(begin)

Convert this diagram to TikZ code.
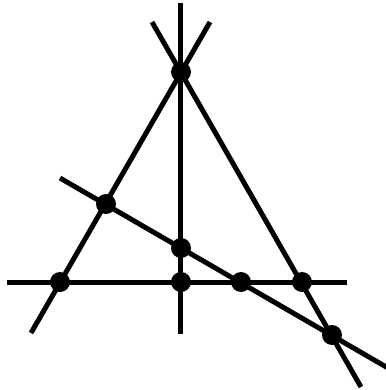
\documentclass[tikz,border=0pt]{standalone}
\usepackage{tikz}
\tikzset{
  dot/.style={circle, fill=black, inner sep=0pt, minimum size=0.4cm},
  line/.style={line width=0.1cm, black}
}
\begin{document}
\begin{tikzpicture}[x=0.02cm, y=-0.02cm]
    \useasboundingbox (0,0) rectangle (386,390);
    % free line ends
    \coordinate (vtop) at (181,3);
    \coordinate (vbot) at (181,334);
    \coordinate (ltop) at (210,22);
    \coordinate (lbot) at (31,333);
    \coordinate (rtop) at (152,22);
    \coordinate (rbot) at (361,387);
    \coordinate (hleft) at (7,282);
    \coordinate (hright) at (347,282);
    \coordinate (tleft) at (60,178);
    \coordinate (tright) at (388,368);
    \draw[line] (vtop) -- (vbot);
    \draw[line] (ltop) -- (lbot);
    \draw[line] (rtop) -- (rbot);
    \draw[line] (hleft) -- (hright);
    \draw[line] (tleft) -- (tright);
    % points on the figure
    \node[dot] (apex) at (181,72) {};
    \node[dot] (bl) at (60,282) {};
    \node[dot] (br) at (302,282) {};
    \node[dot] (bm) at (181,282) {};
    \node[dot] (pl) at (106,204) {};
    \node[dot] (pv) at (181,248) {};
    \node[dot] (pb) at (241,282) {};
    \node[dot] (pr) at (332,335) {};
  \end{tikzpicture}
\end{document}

(end)

— What you should do —
Without the images, write out each line of the data verbatim.

— Response to this task —
Convert this diagram to TikZ code.
\documentclass[tikz,border=0pt]{standalone}
\usepackage{tikz}
\tikzset{
  dot/.style={circle, fill=black, inner sep=0pt, minimum size=0.4cm},
  line/.style={line width=0.1cm, black}
}
\begin{document}
\begin{tikzpicture}[x=0.02cm, y=-0.02cm]
    \useasboundingbox (0,0) rectangle (386,390);
    % free line ends
    \coordinate (vtop) at (181,3);
    \coordinate (vbot) at (181,334);
    \coordinate (ltop) at (210,22);
    \coordinate (lbot) at (31,333);
    \coordinate (rtop) at (152,22);
    \coordinate (rbot) at (361,387);
    \coordinate (hleft) at (7,282);
    \coordinate (hright) at (347,282);
    \coordinate (tleft) at (60,178);
    \coordinate (tright) at (388,368);
    \draw[line] (vtop) -- (vbot);
    \draw[line] (ltop) -- (lbot);
    \draw[line] (rtop) -- (rbot);
    \draw[line] (hleft) -- (hright);
    \draw[line] (tleft) -- (tright);
    % points on the figure
    \node[dot] (apex) at (181,72) {};
    \node[dot] (bl) at (60,282) {};
    \node[dot] (br) at (302,282) {};
    \node[dot] (bm) at (181,282) {};
    \node[dot] (pl) at (106,204) {};
    \node[dot] (pv) at (181,248) {};
    \node[dot] (pb) at (241,282) {};
    \node[dot] (pr) at (332,335) {};
  \end{tikzpicture}
\end{document}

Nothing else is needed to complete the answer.